The blank stares of children, followed by the sadly rhetorical question, "What'd I do?" is one of those things that drives me buggy. These often occur while standing in the middle of a pile of debris or over another crying child. The oblivious state they assume is almost always more annoying than the actual infraction.
That's why it was so nice to see that "the White House" has finally admitted fault on the "Mission: Accomplished" banner. President Pinhead "is well aware that the banner should have been much more specific and said `mission accomplished' for these sailors who are on this ship on their mission," White House press secretary Dana Perino said Wednesday. "And we have certainly paid a price for not being more specific on that banner.
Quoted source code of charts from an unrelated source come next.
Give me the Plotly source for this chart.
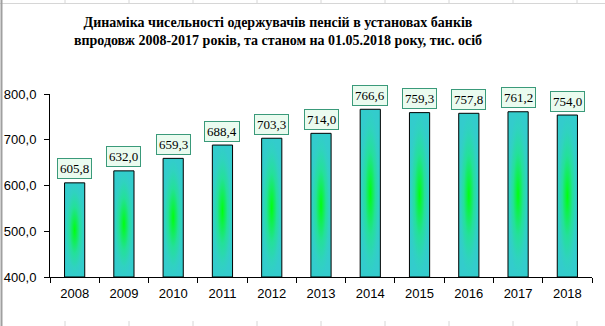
import plotly.graph_objects as go

# ---- data ----
years = ["2008", "2009", "2010", "2011", "2012", "2013", "2014", "2015", "2016", "2017", "2018"]
recipients = [605.8, 632.0, 659.3, 688.4, 703.3, 714.0, 766.6, 759.3, 757.8, 761.2, 754.0]
y_ticks = [400, 500, 600, 700, 800]
title_lines = [
    "Динаміка чисельності одержувачів пенсій в установах банків",
    "впродовж 2008-2017 років, та станом на 01.05.2018 року, тис. осіб",
]

Y_MIN = y_ticks[0]
Y_MAX = y_ticks[-1]
BAR_W = 0.41

W, H = 605, 326
ML, MR, MT, MB = 50, 13, 94, 49
PW = W - ML - MR
PH = H - MT - MB

fig = go.Figure()

# bars drawn as filled shapes so they can carry a radial gradient
for i, v in enumerate(recipients):
    x0, x1 = i - BAR_W / 2, i + BAR_W / 2
    fig.add_trace(go.Scatter(
        x=[x0, x0, x1, x1, x0],
        y=[Y_MIN, v, v, Y_MIN, Y_MIN],
        mode="lines",
        fill="toself",
        fillgradient=dict(type="radial",
                          colorscale=[[0, "#00FF10"], [0.22, "#10F050"], [0.5, "#24E09A"],
                                      [0.8, "#30D2C0"], [1, "#33CCCC"]]),
        line=dict(color="black", width=1),
        hoverinfo="skip",
        showlegend=False,
    ))

# value labels
for i, v in enumerate(recipients):
    fig.add_annotation(
        x=i, y=v, xref="x", yref="y",
        text=f"{v:.1f}".replace(".", ","),
        showarrow=False, yanchor="middle", yshift=14,
        font=dict(family="Liberation Serif", size=13, color="black"),
        bgcolor="#EAFBEF", bordercolor="#3A9A7A", borderwidth=1, borderpad=2,
    )

# spreadsheet cell borders around the chart
def px_x(px):
    return (px - ML) / PW

def px_y(py):
    return (H - MB - py) / PH

grid_col = "#D6D6D6"
shapes = []
shapes.append(dict(type="line", xref="paper", yref="paper",
                   x0=px_x(0), x1=px_x(W), y0=px_y(3.5), y1=px_y(3.5),
                   line=dict(color=grid_col, width=1)))
for gx in [65, 129, 193, 257, 321, 385, 449, 513, 577]:
    shapes.append(dict(type="line", xref="paper", yref="paper",
                       x0=px_x(gx), x1=px_x(gx), y0=px_y(0), y1=px_y(3.5),
                       line=dict(color=grid_col, width=1)))
    shapes.append(dict(type="line", xref="paper", yref="paper",
                       x0=px_x(gx), x1=px_x(gx), y0=px_y(321), y1=px_y(H),
                       line=dict(color=grid_col, width=1)))
shapes.append(dict(type="line", xref="paper", yref="paper",
                   x0=px_x(1.5), x1=px_x(1.5), y0=px_y(0), y1=px_y(H),
                   line=dict(color="#A0A0A0", width=2)))

fig.update_layout(
    width=W, height=H,
    margin=dict(l=ML, r=MR, t=MT, b=MB),
    paper_bgcolor="white", plot_bgcolor="white",
    separators=",.",
    showlegend=False,
    shapes=shapes,
    title=dict(
        text="<b>" + "<br>".join(title_lines) + "</b>",
        font=dict(family="Liberation Serif", size=14, color="black"),
        xref="container", x=278 / W, xanchor="center",
        yref="container", y=1 - 27 / H, yanchor="top",
    ),
    xaxis=dict(
        range=[-0.5, len(years) - 0.5],
        tickmode="array", tickvals=list(range(len(years))), ticktext=years,
        ticks="", showgrid=False, zeroline=False, automargin=False,
        showline=True, linecolor="black", linewidth=1,
        tickfont=dict(family="Liberation Sans", size=13, color="black"),
        ticklabelstandoff=4,
        minor=dict(tickmode="array", tickvals=[k - 0.5 for k in range(len(years) + 1)],
                   ticks="outside", ticklen=5, tickcolor="black", tickwidth=1),
    ),
    yaxis=dict(
        range=[Y_MIN, Y_MAX],
        tickmode="array", tickvals=y_ticks, tickformat=".1f",
        ticks="outside", ticklen=5, tickcolor="black",
        showgrid=False, zeroline=False, automargin=False,
        showline=True, linecolor="black", linewidth=1,
        tickfont=dict(family="Liberation Sans", size=13, color="black"),
        ticklabelstandoff=5,
    ),
)

fig.write_html("out.html")
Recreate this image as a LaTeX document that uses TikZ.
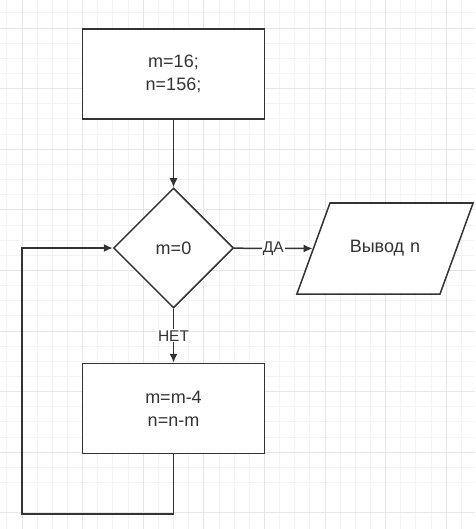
\documentclass[tikz,border=0pt]{standalone}
\usepackage{fontspec}
\setmainfont{Liberation Sans}
\usetikzlibrary{arrows.meta,shapes.geometric}

\definecolor{linegray}{HTML}{333333}
\definecolor{gridminor}{HTML}{F3F3F3}
\definecolor{gridmajor}{HTML}{E6E6E6}

\begin{document}
\begin{tikzpicture}[
	x=1pt, y=-1pt,
	block/.style={ rectangle, draw=linegray, line width=1.5pt, fill=white, text=linegray, align=center, minimum width=182pt, minimum height=90pt, font=\fontsize{18}{23}\selectfont },
	decision/.style={ diamond, draw=linegray, line width=1.5pt, fill=white, text=linegray, minimum width=120pt, minimum height=120pt, inner sep=0pt, font=\fontsize{18}{23}\selectfont },
	output/.style={ trapezium, trapezium left angle=70, trapezium right angle=110, draw=linegray, line width=1.5pt, fill=white, text=linegray, align=center, text width=84pt, text height=12pt, text depth=4pt, inner xsep=13pt, inner ysep=37.5pt, font=\fontsize{18}{23}\selectfont },
	flow/.style={ draw=linegray, line width=1.5pt, -{Latex[length=9pt,width=8pt]} },
	tag/.style={ fill=white, text=linegray, inner sep=1pt, font=\fontsize{15.5}{18}\selectfont }
]

\useasboundingbox (0,0) rectangle (475,529);
\fill[white] (0,0) rectangle (475,529);

% grid
\foreach \i in {0,...,31} {
	\draw[gridminor, line width=0.9pt] ({6.85+15.15*\i},0) -- ++(0,529);
	\draw[gridminor, line width=0.9pt] (0,{12.85+15.15*\i}) -- ++(475,0);
}
\foreach \i in {0,...,7} {
	\draw[gridmajor, line width=0.9pt] ({22+60.6*\i},0) -- ++(0,529);
}
\foreach \i in {0,...,8} {
	\draw[gridmajor, line width=0.9pt] (0,{28+60.6*\i}) -- ++(475,0);
}

\node at (173.5,74) (init) [block] {m=16;\\n=156;};
\node at (173.5,248) (cond) [decision] {m=0};
\node at (385,248.5) (out) [output] {Вывод n};
\node at (173.5,408.5) (upd) [block] {m=m-4\\n=n-m};
\coordinate (loopbl) at (22,514);

\draw[flow] (init) to (cond);
\draw[flow] (cond) to node[tag] {ДА} (out.west);
\draw[flow] (cond) to node[tag] {НЕТ} (upd);
\draw[flow] (upd.south) |- (loopbl) |- (cond.west);

\end{tikzpicture}
\end{document}
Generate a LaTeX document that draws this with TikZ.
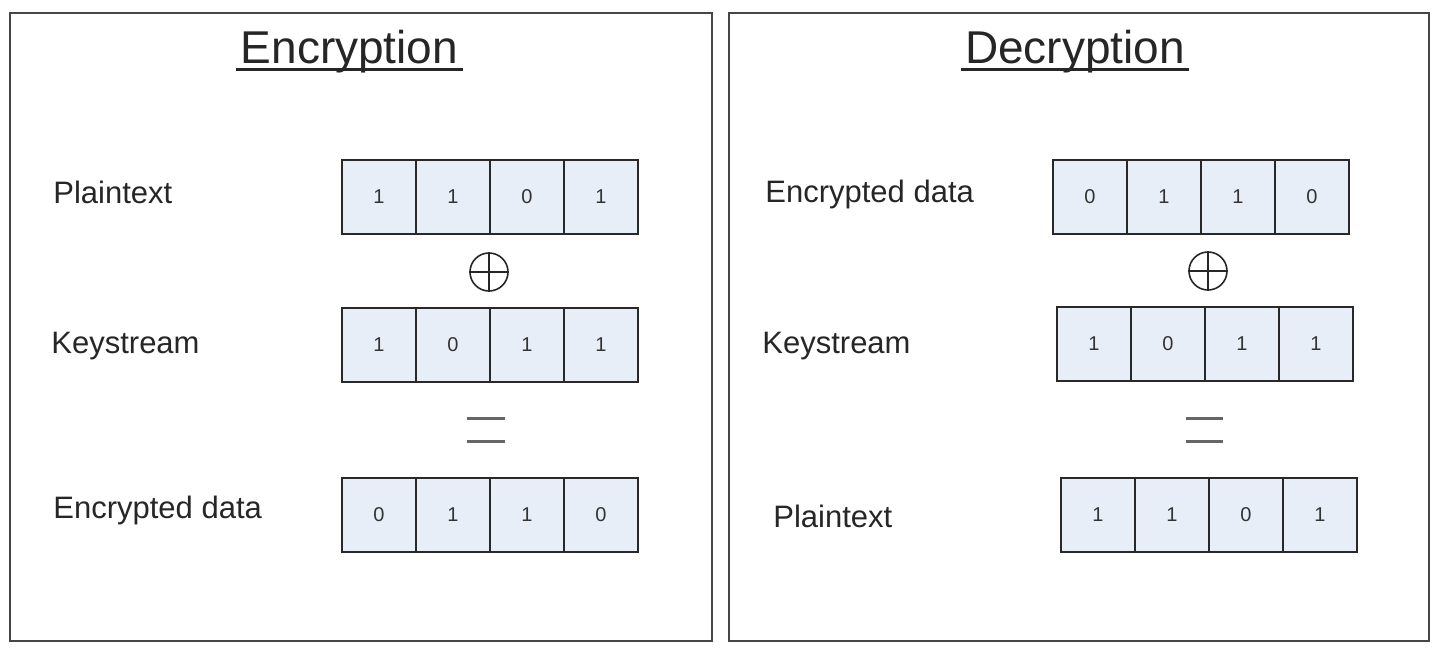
\documentclass[tikz,border=0pt]{standalone}
\usepackage{fontspec}
\setmainfont{Liberation Sans}
\usepackage{tikz}
\usetikzlibrary{positioning,calc}

\definecolor{cellfill}{RGB}{232,238,248}
\definecolor{celldraw}{RGB}{40,40,40}
\definecolor{framedraw}{RGB}{70,70,70}

\tikzset{
	bitcell/.style={draw=celldraw, fill=cellfill, line width=1pt, minimum width=37pt, minimum height=37pt, inner sep=0pt, outer sep=0pt, text=black!80, font=\fontsize{10}{11}\selectfont},
	lbl/.style={anchor=base west, inner sep=0pt, text=black!85, font=\fontsize{15.5}{17}\selectfont},
	ttl/.style={anchor=base, inner sep=0pt, text=black!85, font=\fontsize{23}{26}\selectfont},
	frame/.style={draw=framedraw, line width=1pt},
	xorsym/.style={circle, draw=black!85, line width=0.8pt, minimum size=19pt, inner sep=0pt},
	eqline/.style={draw=black!60, line width=1.5pt}
}

\begin{document}
\begin{tikzpicture}[x=0.5pt, y=-0.5pt]
	\useasboundingbox (0,0) rectangle (1435,648); % Rand um Grafik
	
	\draw[frame] (10,13) rectangle (712,641); % Rahmen links
	\draw[frame] (729,13) rectangle (1429,641); % Rahmen rechts
	
	% Verschluesselung
	\node[ttl] (ttlEnc) at (349.5,63) {Encryption};
	\draw[line width=1.5pt, black!85] ([xshift=-2pt,yshift=-3pt]ttlEnc.base west) -- ([xshift=2pt,yshift=-3pt]ttlEnc.base east);
	
	\node[lbl] (lblEncP) at (53,203) {Plaintext};
	\node[lbl] (lblEncK) at (51,353) {Keystream};
	\node[lbl] (lblEncC) at (53,518) {Encrypted data};
	
	\foreach \b [count=\i] in {1,1,0,1}
		\node[bitcell] (encP\i) at ({379+74*(\i-1)},197) {\b};
	\foreach \b [count=\i] in {1,0,1,1}
		\node[bitcell] (encK\i) at ({379+74*(\i-1)},345) {\b};
	\foreach \b [count=\i] in {0,1,1,0}
		\node[bitcell] (encC\i) at ({379+74*(\i-1)},515) {\b};
	
	\node[xorsym] (xorEnc) at (489,272) {};
	\draw[black!85, line width=0.8pt] (xorEnc.north) -- (xorEnc.south) (xorEnc.west) -- (xorEnc.east);
	
	\draw[eqline] (467,418) -- (505,418);
	\draw[eqline] (467,441) -- (505,441);
	
	% Entschluesselung
	\node[ttl] (ttlDec) at (1075,63) {Decryption};
	\draw[line width=1.5pt, black!85] ([xshift=-2pt,yshift=-3pt]ttlDec.base west) -- ([xshift=2pt,yshift=-3pt]ttlDec.base east);
	
	\node[lbl] (lblDecC) at (765,202) {Encrypted data};
	\node[lbl] (lblDecK) at (762,353) {Keystream};
	\node[lbl] (lblDecP) at (773,527) {Plaintext};
	
	\foreach \b [count=\i] in {0,1,1,0}
		\node[bitcell] (decC\i) at ({1090+74*(\i-1)},197) {\b};
	\foreach \b [count=\i] in {1,0,1,1}
		\node[bitcell] (decK\i) at ({1094+74*(\i-1)},344) {\b};
	\foreach \b [count=\i] in {1,1,0,1}
		\node[bitcell] (decP\i) at ({1098+74*(\i-1)},515) {\b};
	
	\node[xorsym] (xorDec) at (1208,271) {};
	\draw[black!85, line width=0.8pt] (xorDec.north) -- (xorDec.south) (xorDec.west) -- (xorDec.east);
	
	\draw[eqline] (1186,418) -- (1223,418);
	\draw[eqline] (1186,441) -- (1223,441);
	
	%\draw[help lines, step=50] (0,0) grid (1435,648);
\end{tikzpicture}
\end{document}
And I recognize that the media is going to play this up again tomorrow, as they do every single year."
For those of you keeping score at home, it has been five years since ol' Pointy-Noggin told us, "Major combat operations in Iraq have ended." Five years and thousands of casualties later, we are still waiting for combat operations to cease. One might feel a trace of sympathy for Ms. Perino, who has the inglorious task of trailing after the parade of horses like Tony Snow and Ari Fleischer. As the Pinhead Regime winds down, she's got a lot of 'splainin' to do. Back in October 2003, Pinhead disavowed any connection with the "Mission Accomplished" message. He said the White House had nothing to do with the banner; a spokesman later said the ship's crew asked for the sign and the White House staff had it made by a private vendor.
Five years ago, the President of the United States flew onto the deck of an aircraft carrier in a fighter jet, then stood in front of a thirty foot banner proclaiming: Mission: Accomplished. For five years he has stood there, with bodies piling up around his feet with that blank look on his face, saying, "What'd I do?"